So we are discussing scientific code? General purpose code will not get huge advantages from advanced inlining etc.
I'm assuming we're talking about something where performance actually matters, for sure. If the problem doesn't require particularly efficient code given the speed of the system it's going to run on, it's probably not very useful to drop down to assembly anyway, nor to consider how well the code generator for a high level language optimises its output.
I don't know what you mean by fusion - the only thing that comes to mind is loop fusion.
It's a general category of optimisations used when you're composing multiple operations over the same stream, data structure, etc. A typical example might involve a programmer writing some list processing code as filtering with one function, composed with mapping with another function, composed with reducing using a third function to get the final answer. An optimising compiler might merge those operations into one space-efficient loop that calculates the final answer without ever generating the intermediate lists.
Put another way, fusion is similar in effect to applying some combination of inlining and loop-based optimisations in situation where you're composing multiple operations over data sets, with the goal of eliminating the storage of unnecessary intermediate values and the overheads of passing them around. It's particularly relevant with higher-level languages that describe their data crunching in functional terms, where a naive implementation is much slower than the fused version.
If you know assembly programmers who would routinely apply that degree of tight cross-function optimisation (and maintain the code well as the underlying functions evolved later) then I'll be both genuinely impressed at their diligence and somewhat disturbed at how much redundancy they must have in their code base.

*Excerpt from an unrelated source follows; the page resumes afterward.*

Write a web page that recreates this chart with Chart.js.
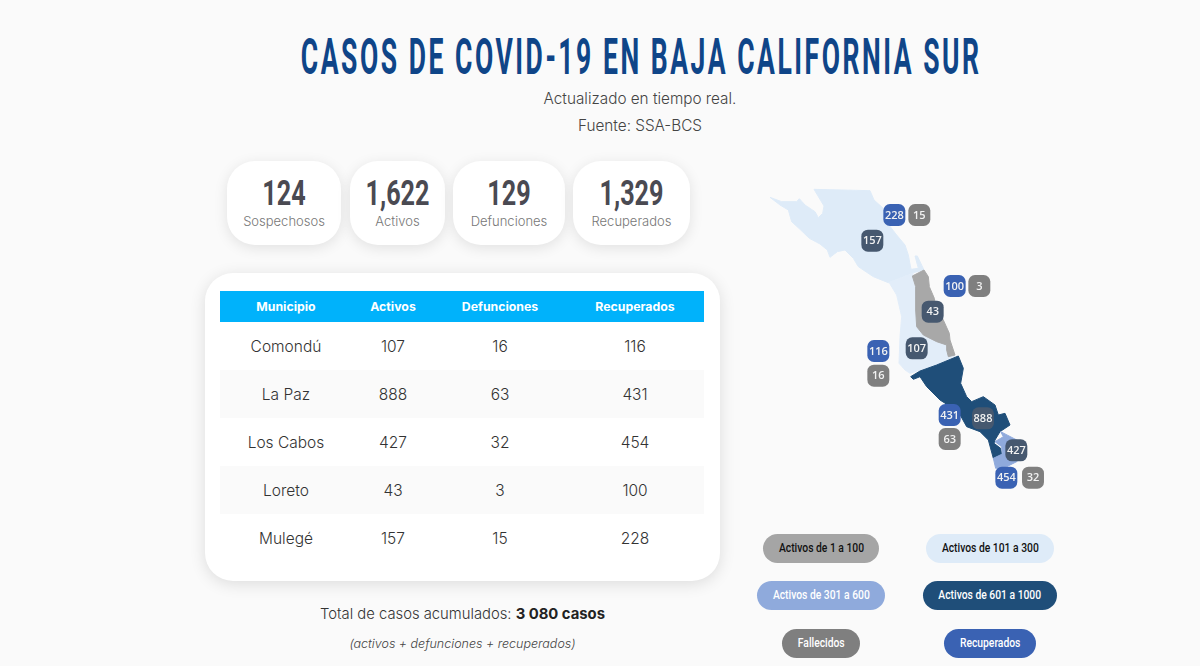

I don't think there would be an hierarchy in the optimized case. IME compilers are very bad in handling the register-stack hybrid while assembly programmers are capable to handle them after a learning period.
I'm not sure that's entirely correct. Even when I did more work on these things a few years ago, compilers were already doing cross-function optimisation right down a call stack to optimise the use of the floating point register stack.
I brought this one up as another example where if you were writing the functions manually in assembly, you'd have to either devise your own custom calling conventions for every case (and so potentially reimplement the same functions multiple times) or accept less than optimal performance. As you point out, it's probably not the best example in the context of current CPUs, though.
Most code isn't compiled with whole-program optimization. In fact a huge amount of software are compiled with little optimization done.
Maybe, but then most code isn't developed with hand-tuned assembly for its hot spots either. I'm assuming that we're talking about performance-sensitive cases where that kind of effort would be justified, and that we're interested in which strategy is likely to give the best results in practice. My contention is that, in 2016 and on most modern CPUs, it is likely that using a high level language and a good optimising compiler will give better results than most people would achieve by dropping to assembly.